:: DATA EXCERPT

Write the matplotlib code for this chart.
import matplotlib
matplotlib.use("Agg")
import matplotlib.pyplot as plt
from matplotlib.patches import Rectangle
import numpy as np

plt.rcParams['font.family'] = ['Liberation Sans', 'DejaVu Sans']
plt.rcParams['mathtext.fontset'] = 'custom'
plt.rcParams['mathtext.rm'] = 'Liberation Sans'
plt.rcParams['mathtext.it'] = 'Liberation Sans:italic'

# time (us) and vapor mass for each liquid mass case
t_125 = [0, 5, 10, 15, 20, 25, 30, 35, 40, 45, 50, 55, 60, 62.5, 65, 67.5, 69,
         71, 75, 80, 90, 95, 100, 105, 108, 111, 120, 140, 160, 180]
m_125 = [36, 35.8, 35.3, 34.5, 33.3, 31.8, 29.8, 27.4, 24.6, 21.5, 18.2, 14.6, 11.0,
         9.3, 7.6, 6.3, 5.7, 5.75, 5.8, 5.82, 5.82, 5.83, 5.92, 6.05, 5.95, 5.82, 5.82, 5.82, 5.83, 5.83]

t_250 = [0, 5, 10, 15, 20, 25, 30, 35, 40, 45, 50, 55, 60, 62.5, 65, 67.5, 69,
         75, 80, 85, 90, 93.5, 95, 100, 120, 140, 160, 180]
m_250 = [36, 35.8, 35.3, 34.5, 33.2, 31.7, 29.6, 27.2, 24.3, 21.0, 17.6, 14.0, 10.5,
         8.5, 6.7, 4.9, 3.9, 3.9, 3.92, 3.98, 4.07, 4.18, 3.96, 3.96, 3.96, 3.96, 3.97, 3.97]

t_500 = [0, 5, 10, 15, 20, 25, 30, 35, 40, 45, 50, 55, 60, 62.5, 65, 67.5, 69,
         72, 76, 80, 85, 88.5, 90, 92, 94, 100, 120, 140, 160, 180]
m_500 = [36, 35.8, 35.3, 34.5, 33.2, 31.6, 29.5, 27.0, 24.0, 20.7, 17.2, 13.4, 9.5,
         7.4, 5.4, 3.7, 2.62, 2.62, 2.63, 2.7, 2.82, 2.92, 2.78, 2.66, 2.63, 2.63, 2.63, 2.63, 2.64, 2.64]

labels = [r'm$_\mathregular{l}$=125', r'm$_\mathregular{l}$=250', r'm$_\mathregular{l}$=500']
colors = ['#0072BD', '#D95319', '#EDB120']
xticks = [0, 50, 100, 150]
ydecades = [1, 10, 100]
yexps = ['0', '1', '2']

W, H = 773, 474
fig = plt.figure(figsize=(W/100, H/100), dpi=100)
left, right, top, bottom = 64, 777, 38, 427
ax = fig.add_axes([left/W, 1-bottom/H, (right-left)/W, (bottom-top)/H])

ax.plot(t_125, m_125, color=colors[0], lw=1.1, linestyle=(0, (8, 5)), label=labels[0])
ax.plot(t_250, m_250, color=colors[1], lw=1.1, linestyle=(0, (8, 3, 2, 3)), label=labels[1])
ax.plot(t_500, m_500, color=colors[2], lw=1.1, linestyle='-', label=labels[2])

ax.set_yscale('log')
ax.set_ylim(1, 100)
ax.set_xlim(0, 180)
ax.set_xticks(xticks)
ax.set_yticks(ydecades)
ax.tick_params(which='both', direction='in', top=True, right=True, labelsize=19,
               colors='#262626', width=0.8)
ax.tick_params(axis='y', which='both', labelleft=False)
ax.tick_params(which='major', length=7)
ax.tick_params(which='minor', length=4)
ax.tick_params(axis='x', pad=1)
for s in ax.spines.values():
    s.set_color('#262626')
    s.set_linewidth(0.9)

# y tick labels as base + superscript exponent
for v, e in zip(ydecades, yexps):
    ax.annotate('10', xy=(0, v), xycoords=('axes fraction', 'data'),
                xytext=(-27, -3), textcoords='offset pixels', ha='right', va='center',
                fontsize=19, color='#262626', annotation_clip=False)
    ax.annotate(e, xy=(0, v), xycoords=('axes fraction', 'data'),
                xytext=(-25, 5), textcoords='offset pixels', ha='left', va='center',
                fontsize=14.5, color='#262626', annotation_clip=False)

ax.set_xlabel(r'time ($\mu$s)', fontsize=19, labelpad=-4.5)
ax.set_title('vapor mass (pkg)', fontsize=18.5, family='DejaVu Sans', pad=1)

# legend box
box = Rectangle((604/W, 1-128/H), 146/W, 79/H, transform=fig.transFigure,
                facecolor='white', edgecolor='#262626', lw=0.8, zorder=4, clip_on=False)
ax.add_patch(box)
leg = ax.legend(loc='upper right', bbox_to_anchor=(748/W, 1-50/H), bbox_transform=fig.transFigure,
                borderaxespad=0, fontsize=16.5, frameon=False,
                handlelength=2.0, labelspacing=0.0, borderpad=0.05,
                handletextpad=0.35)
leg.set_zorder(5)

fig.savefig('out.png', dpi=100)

::::

Repeat exactly, please, each line from the beginning of the data through the line with "3.96, 3.97, 3.97]" in it, and only those lines.

Write the matplotlib code for this chart.
import matplotlib
matplotlib.use("Agg")
import matplotlib.pyplot as plt
from matplotlib.patches import Rectangle
import numpy as np

plt.rcParams['font.family'] = ['Liberation Sans', 'DejaVu Sans']
plt.rcParams['mathtext.fontset'] = 'custom'
plt.rcParams['mathtext.rm'] = 'Liberation Sans'
plt.rcParams['mathtext.it'] = 'Liberation Sans:italic'

# time (us) and vapor mass for each liquid mass case
t_125 = [0, 5, 10, 15, 20, 25, 30, 35, 40, 45, 50, 55, 60, 62.5, 65, 67.5, 69,
         71, 75, 80, 90, 95, 100, 105, 108, 111, 120, 140, 160, 180]
m_125 = [36, 35.8, 35.3, 34.5, 33.3, 31.8, 29.8, 27.4, 24.6, 21.5, 18.2, 14.6, 11.0,
         9.3, 7.6, 6.3, 5.7, 5.75, 5.8, 5.82, 5.82, 5.83, 5.92, 6.05, 5.95, 5.82, 5.82, 5.82, 5.83, 5.83]

t_250 = [0, 5, 10, 15, 20, 25, 30, 35, 40, 45, 50, 55, 60, 62.5, 65, 67.5, 69,
         75, 80, 85, 90, 93.5, 95, 100, 120, 140, 160, 180]
m_250 = [36, 35.8, 35.3, 34.5, 33.2, 31.7, 29.6, 27.2, 24.3, 21.0, 17.6, 14.0, 10.5,
         8.5, 6.7, 4.9, 3.9, 3.9, 3.92, 3.98, 4.07, 4.18, 3.96, 3.96, 3.96, 3.96, 3.97, 3.97]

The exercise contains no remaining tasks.